**Collected material:**
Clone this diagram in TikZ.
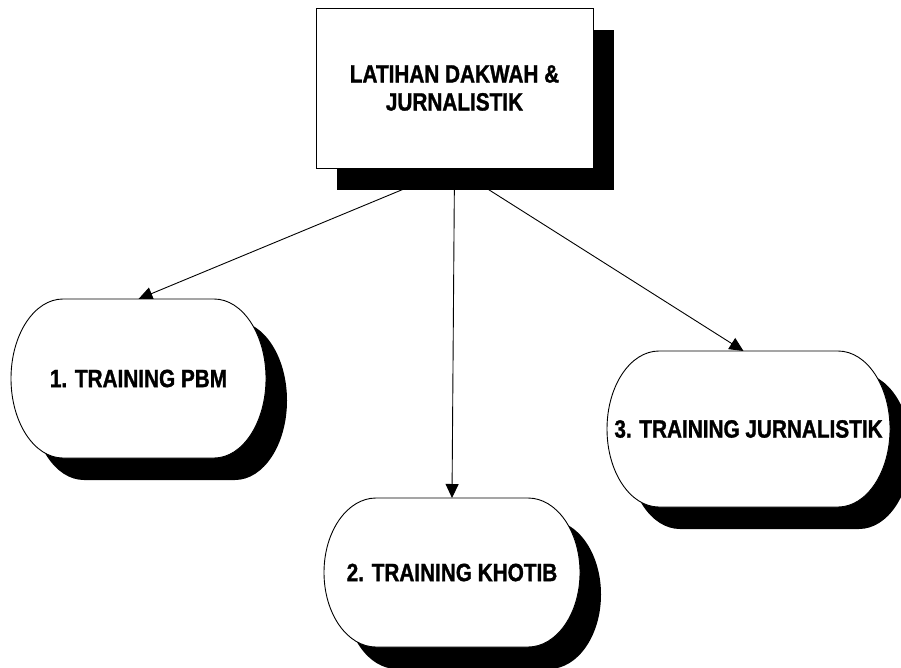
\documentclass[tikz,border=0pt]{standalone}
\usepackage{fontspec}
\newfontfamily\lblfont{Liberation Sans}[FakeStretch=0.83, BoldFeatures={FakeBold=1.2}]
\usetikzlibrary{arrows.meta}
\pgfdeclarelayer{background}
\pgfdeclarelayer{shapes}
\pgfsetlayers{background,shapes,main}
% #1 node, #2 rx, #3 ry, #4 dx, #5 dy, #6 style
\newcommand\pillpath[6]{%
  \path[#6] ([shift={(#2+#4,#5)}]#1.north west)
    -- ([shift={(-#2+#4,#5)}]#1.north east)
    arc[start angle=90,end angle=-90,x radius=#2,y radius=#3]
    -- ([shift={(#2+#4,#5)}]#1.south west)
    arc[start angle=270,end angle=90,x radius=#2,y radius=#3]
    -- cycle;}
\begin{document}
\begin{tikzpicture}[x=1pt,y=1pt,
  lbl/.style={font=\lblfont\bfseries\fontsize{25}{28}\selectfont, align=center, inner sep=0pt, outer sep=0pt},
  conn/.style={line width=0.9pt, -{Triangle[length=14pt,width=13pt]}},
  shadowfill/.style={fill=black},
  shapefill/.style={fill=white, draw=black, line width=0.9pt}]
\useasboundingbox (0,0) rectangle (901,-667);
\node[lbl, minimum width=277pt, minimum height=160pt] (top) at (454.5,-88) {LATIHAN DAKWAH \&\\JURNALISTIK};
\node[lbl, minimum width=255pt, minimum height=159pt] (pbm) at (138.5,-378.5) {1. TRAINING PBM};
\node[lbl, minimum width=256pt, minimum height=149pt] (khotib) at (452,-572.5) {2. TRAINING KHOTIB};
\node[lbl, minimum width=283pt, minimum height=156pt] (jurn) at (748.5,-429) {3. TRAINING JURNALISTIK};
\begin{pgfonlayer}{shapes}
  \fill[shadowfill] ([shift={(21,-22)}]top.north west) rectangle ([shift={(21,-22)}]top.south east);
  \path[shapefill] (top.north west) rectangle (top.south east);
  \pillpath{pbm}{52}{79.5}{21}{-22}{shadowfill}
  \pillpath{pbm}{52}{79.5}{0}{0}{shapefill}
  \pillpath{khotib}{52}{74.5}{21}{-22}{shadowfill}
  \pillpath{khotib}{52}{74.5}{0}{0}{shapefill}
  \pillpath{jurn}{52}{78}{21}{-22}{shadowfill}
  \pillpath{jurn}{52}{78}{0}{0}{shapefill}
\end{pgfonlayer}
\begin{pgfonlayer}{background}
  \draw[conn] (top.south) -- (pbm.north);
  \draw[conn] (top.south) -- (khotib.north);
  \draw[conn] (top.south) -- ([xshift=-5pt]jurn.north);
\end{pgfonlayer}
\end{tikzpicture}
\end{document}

**What is needed:** Without including any pictures, reproduce the listing exactly.

**Result:**
Clone this diagram in TikZ.
\documentclass[tikz,border=0pt]{standalone}
\usepackage{fontspec}
\newfontfamily\lblfont{Liberation Sans}[FakeStretch=0.83, BoldFeatures={FakeBold=1.2}]
\usetikzlibrary{arrows.meta}
\pgfdeclarelayer{background}
\pgfdeclarelayer{shapes}
\pgfsetlayers{background,shapes,main}
% #1 node, #2 rx, #3 ry, #4 dx, #5 dy, #6 style
\newcommand\pillpath[6]{%
  \path[#6] ([shift={(#2+#4,#5)}]#1.north west)
    -- ([shift={(-#2+#4,#5)}]#1.north east)
    arc[start angle=90,end angle=-90,x radius=#2,y radius=#3]
    -- ([shift={(#2+#4,#5)}]#1.south west)
    arc[start angle=270,end angle=90,x radius=#2,y radius=#3]
    -- cycle;}
\begin{document}
\begin{tikzpicture}[x=1pt,y=1pt,
  lbl/.style={font=\lblfont\bfseries\fontsize{25}{28}\selectfont, align=center, inner sep=0pt, outer sep=0pt},
  conn/.style={line width=0.9pt, -{Triangle[length=14pt,width=13pt]}},
  shadowfill/.style={fill=black},
  shapefill/.style={fill=white, draw=black, line width=0.9pt}]
\useasboundingbox (0,0) rectangle (901,-667);
\node[lbl, minimum width=277pt, minimum height=160pt] (top) at (454.5,-88) {LATIHAN DAKWAH \&\\JURNALISTIK};
\node[lbl, minimum width=255pt, minimum height=159pt] (pbm) at (138.5,-378.5) {1. TRAINING PBM};
\node[lbl, minimum width=256pt, minimum height=149pt] (khotib) at (452,-572.5) {2. TRAINING KHOTIB};
\node[lbl, minimum width=283pt, minimum height=156pt] (jurn) at (748.5,-429) {3. TRAINING JURNALISTIK};
\begin{pgfonlayer}{shapes}
  \fill[shadowfill] ([shift={(21,-22)}]top.north west) rectangle ([shift={(21,-22)}]top.south east);
  \path[shapefill] (top.north west) rectangle (top.south east);
  \pillpath{pbm}{52}{79.5}{21}{-22}{shadowfill}
  \pillpath{pbm}{52}{79.5}{0}{0}{shapefill}
  \pillpath{khotib}{52}{74.5}{21}{-22}{shadowfill}
  \pillpath{khotib}{52}{74.5}{0}{0}{shapefill}
  \pillpath{jurn}{52}{78}{21}{-22}{shadowfill}
  \pillpath{jurn}{52}{78}{0}{0}{shapefill}
\end{pgfonlayer}
\begin{pgfonlayer}{background}
  \draw[conn] (top.south) -- (pbm.north);
  \draw[conn] (top.south) -- (khotib.north);
  \draw[conn] (top.south) -- ([xshift=-5pt]jurn.north);
\end{pgfonlayer}
\end{tikzpicture}
\end{document}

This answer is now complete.